The factory was demolished in the 1990s, and now the land is so barren that when Ald. Sandi Jackson’s drives her SUV over its muddy trails, she sometimes has to put the vehicle into 4-wheel drive. But Jackson dreams of transforming this remnant of industrial decay into the largest housing development in Chicago’s history.
“It’s the best kept secret in Chicago,” Jackson says, as she drives past an old factory wall the size and color of an Egyptian pyramid. The wall is too big to demolish, so it will remain as a monument to steelmaking. “Its proximity to the lake is something that you can’t get anywhere else in urban living.”
One day, says Jackson, this urban prairie -- the largest tract of vacant land in Chicago -- will be a village of 13,000 houses and condominiums, most with views of the water. The slip that once welcomed ore freighters to the steel mill will be filled with sailboats. Jackson wants to put a Macy’s here, a Crate & Barrel, a Barnes & Noble. Two-and-a-half miles of lakefront have already been deeded to the Chicago Park District, which plans to put down bicycle paths. A trolley will ferry residents to Metra stations.

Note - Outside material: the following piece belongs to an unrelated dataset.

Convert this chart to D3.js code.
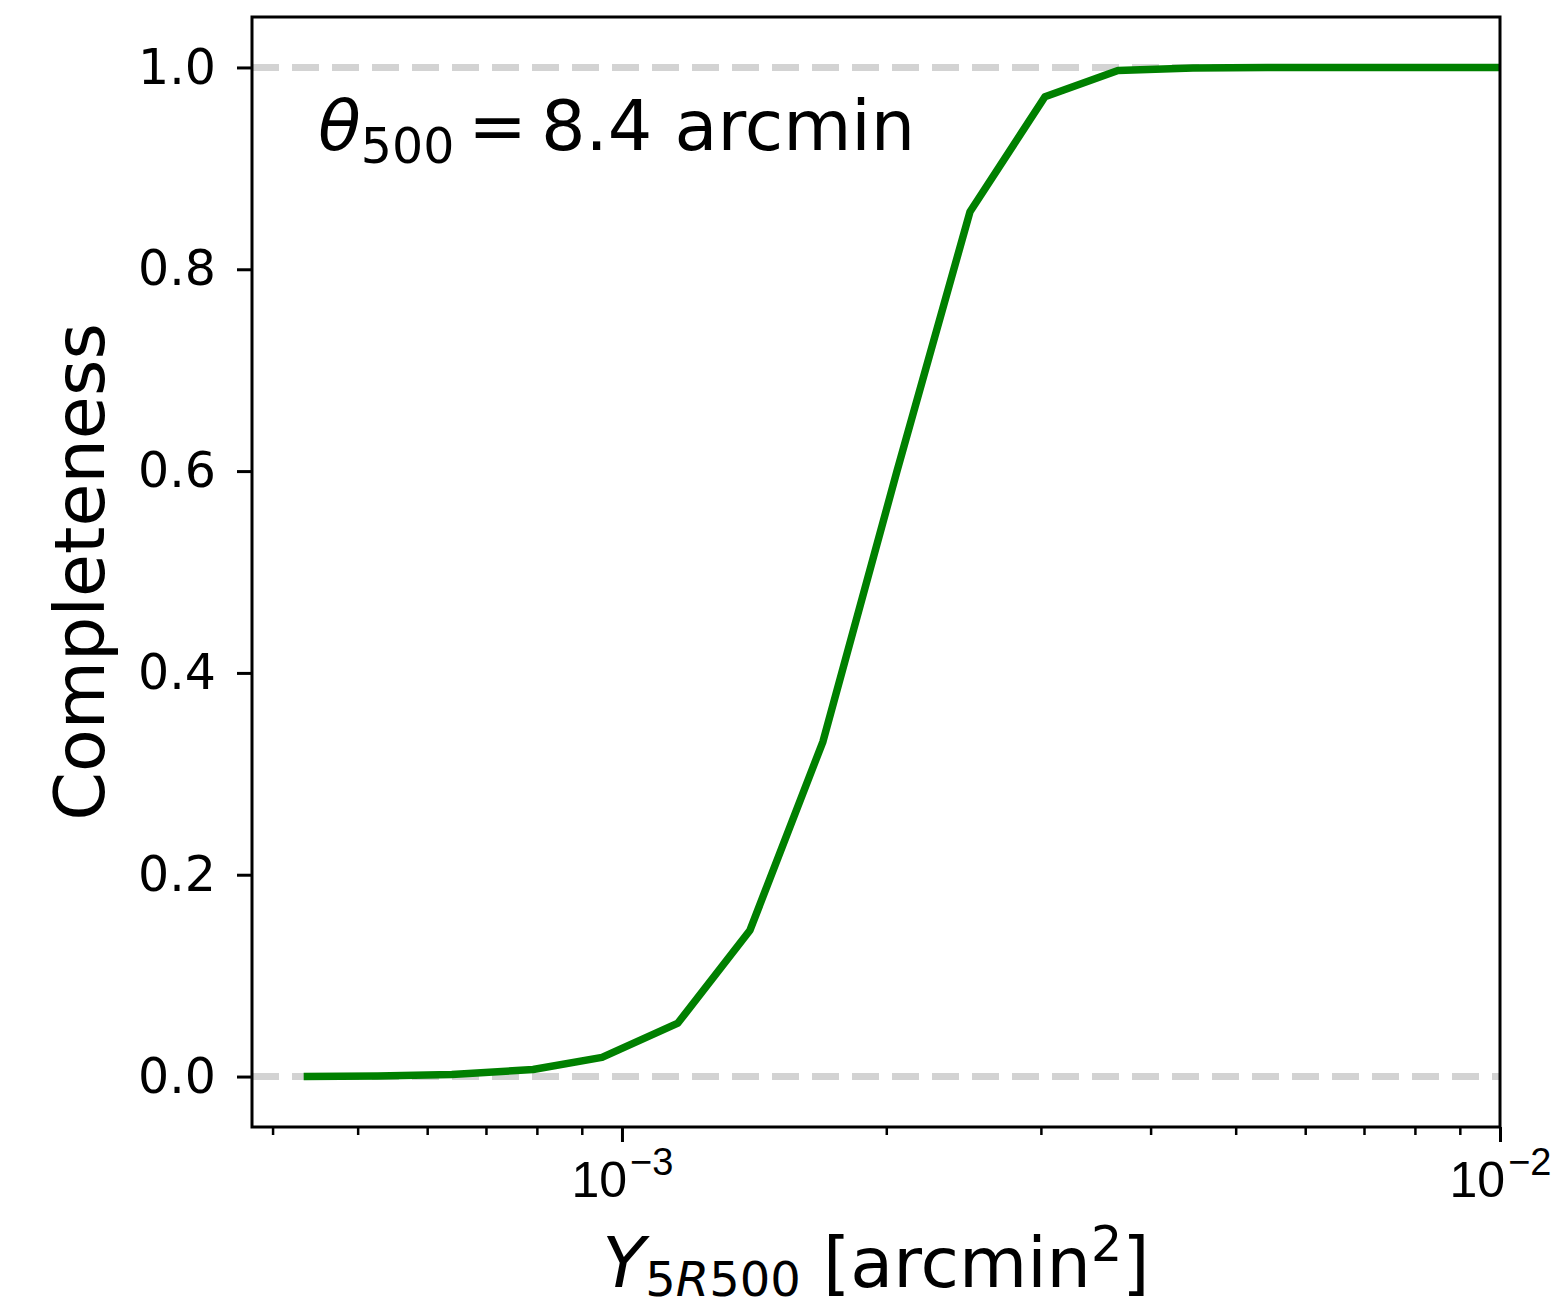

The project has been decades in the making. Just to make the land habitable, the city trucked in acres of muck from the Peoria River and dumped it on top of the slag left behind by U.S. Steel. Nothing grows in slag. The developer, McCaffery Interests, won’t begin for another three years, and the entire village may not be finished for 20. Jackson hopes it changes the way Chicagoans think of her neighborhood.
The Southeast Side was always Chicago’s industrial ghetto. But now that the steel mills are gone, it possesses a unique amenity: lakefront property. Jackson thinks that could change the entire character of her ward, attracting middle-class homeowners who want to live by Lake Michigan. Like Rogers Park, Chicago’s other lakefront neighborhood, the Southeast Side could become a gathering place for people of all races and income levels.
“We’ve been studying Rogers Park, and we want to duplicate what has happened in Rogers Park, because we think it is a wonderful, eclectic mix of many cultures,” she says.
“We think we have the same kind of opportunity here.”